Material:
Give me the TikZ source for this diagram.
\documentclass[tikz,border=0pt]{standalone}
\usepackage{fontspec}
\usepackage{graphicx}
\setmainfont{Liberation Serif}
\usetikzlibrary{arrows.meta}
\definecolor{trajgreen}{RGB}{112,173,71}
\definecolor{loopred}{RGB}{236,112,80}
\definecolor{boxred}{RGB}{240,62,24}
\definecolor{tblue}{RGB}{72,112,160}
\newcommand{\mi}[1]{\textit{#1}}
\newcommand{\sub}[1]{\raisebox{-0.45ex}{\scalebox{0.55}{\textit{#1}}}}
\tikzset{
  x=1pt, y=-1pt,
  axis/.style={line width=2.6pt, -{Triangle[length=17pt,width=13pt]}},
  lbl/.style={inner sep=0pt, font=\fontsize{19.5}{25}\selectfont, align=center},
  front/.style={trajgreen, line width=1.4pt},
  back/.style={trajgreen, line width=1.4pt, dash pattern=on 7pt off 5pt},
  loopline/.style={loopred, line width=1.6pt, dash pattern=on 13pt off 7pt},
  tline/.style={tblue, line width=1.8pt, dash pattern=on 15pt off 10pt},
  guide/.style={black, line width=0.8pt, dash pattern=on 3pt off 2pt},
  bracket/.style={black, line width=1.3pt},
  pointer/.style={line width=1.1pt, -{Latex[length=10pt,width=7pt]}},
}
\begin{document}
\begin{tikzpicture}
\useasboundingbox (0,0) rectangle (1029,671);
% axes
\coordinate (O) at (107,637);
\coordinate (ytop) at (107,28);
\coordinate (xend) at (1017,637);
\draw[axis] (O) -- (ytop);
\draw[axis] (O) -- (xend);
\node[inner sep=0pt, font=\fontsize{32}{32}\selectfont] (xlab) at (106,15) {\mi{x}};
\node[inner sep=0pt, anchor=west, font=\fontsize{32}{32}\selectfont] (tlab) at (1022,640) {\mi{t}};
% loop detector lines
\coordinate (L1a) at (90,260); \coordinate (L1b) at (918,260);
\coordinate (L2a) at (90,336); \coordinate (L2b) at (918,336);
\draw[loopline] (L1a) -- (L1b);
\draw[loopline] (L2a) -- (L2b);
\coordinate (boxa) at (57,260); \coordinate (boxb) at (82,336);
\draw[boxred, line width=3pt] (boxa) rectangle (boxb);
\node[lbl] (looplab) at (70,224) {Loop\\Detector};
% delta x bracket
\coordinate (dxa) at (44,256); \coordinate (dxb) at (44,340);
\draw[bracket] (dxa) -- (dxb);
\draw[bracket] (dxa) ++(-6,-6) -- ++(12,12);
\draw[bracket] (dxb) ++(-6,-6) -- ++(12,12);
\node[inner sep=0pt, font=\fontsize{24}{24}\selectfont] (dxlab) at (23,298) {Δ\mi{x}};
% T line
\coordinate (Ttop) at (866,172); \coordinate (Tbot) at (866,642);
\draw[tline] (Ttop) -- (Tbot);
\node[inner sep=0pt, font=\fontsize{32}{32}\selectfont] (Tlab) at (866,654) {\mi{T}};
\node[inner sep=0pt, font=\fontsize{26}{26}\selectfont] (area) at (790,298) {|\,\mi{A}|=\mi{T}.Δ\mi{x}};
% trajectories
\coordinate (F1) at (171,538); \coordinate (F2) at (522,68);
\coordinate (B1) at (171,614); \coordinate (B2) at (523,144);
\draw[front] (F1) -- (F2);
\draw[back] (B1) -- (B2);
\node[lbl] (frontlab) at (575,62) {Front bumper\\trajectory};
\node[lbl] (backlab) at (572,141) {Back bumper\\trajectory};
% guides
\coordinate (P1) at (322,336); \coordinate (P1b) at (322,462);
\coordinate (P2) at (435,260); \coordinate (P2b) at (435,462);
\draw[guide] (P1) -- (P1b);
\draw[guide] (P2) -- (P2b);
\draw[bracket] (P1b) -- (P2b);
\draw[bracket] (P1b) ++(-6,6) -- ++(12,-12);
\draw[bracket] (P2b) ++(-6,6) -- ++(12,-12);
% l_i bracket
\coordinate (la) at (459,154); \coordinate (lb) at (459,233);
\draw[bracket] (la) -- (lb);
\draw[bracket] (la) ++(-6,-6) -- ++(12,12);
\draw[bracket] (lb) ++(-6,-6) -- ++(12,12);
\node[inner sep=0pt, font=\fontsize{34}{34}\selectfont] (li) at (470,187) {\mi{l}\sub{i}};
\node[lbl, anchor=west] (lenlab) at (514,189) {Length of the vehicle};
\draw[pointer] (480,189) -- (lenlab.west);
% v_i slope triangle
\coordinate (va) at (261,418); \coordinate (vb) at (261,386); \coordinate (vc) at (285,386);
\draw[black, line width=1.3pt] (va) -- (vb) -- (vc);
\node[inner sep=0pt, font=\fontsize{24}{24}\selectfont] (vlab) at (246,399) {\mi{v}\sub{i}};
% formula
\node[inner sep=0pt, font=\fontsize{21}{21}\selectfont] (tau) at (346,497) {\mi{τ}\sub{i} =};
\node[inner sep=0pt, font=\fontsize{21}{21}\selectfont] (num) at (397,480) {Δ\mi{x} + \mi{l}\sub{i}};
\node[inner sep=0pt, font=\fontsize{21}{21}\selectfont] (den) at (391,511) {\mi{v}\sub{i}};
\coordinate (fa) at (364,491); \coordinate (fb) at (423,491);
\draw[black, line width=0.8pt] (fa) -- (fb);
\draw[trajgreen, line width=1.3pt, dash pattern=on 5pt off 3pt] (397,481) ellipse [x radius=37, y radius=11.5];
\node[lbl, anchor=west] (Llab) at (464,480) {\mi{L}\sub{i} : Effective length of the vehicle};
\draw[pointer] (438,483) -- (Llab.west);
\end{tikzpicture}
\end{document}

--

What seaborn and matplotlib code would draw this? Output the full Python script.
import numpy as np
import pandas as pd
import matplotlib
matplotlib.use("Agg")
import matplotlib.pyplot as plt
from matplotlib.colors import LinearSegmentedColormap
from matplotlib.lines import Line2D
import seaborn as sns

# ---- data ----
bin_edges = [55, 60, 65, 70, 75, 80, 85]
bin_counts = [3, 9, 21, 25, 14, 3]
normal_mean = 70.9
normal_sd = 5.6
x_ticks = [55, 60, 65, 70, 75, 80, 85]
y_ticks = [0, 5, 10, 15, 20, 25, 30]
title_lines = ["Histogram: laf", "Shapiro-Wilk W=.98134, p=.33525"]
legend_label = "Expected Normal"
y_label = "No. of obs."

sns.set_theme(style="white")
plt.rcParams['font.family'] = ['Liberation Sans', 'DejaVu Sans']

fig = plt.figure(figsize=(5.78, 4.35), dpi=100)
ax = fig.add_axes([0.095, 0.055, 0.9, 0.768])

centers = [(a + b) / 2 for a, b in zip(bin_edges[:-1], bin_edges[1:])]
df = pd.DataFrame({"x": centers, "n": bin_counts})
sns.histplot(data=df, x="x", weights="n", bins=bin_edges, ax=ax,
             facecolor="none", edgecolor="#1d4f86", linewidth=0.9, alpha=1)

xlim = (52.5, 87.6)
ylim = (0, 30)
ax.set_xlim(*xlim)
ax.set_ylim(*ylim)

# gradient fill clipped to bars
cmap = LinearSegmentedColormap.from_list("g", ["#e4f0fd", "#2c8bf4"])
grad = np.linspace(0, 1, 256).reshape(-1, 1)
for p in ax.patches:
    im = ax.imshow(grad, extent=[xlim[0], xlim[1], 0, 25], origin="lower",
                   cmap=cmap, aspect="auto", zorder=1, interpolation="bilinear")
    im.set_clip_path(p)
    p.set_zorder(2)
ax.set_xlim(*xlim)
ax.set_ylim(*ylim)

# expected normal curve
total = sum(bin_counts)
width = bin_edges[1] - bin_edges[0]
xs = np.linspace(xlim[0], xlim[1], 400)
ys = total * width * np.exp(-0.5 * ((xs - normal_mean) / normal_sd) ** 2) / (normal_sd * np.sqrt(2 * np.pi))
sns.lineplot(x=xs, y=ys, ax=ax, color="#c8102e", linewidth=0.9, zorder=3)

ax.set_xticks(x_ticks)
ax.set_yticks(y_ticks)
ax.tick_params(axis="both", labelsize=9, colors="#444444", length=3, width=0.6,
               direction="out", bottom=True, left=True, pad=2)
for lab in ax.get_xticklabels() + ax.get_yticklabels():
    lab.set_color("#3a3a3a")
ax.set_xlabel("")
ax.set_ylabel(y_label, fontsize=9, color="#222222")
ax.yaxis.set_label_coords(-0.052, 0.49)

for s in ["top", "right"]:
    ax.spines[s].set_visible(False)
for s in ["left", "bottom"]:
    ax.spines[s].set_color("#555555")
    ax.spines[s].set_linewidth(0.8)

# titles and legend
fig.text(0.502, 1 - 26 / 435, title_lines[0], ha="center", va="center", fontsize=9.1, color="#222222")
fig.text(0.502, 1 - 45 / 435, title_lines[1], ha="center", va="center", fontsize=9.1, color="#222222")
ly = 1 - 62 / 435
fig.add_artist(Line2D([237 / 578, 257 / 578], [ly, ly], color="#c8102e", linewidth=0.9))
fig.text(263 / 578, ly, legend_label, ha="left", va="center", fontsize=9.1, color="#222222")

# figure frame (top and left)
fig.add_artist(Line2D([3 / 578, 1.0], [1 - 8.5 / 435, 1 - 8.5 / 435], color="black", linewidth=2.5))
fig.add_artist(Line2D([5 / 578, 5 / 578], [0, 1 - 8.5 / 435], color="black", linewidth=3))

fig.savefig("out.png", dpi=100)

Do this: Read the entries and select each line where the word "seaborn" is found.

Finished exercise:
What seaborn and matplotlib code would draw this? Output the full Python script.
import seaborn as sns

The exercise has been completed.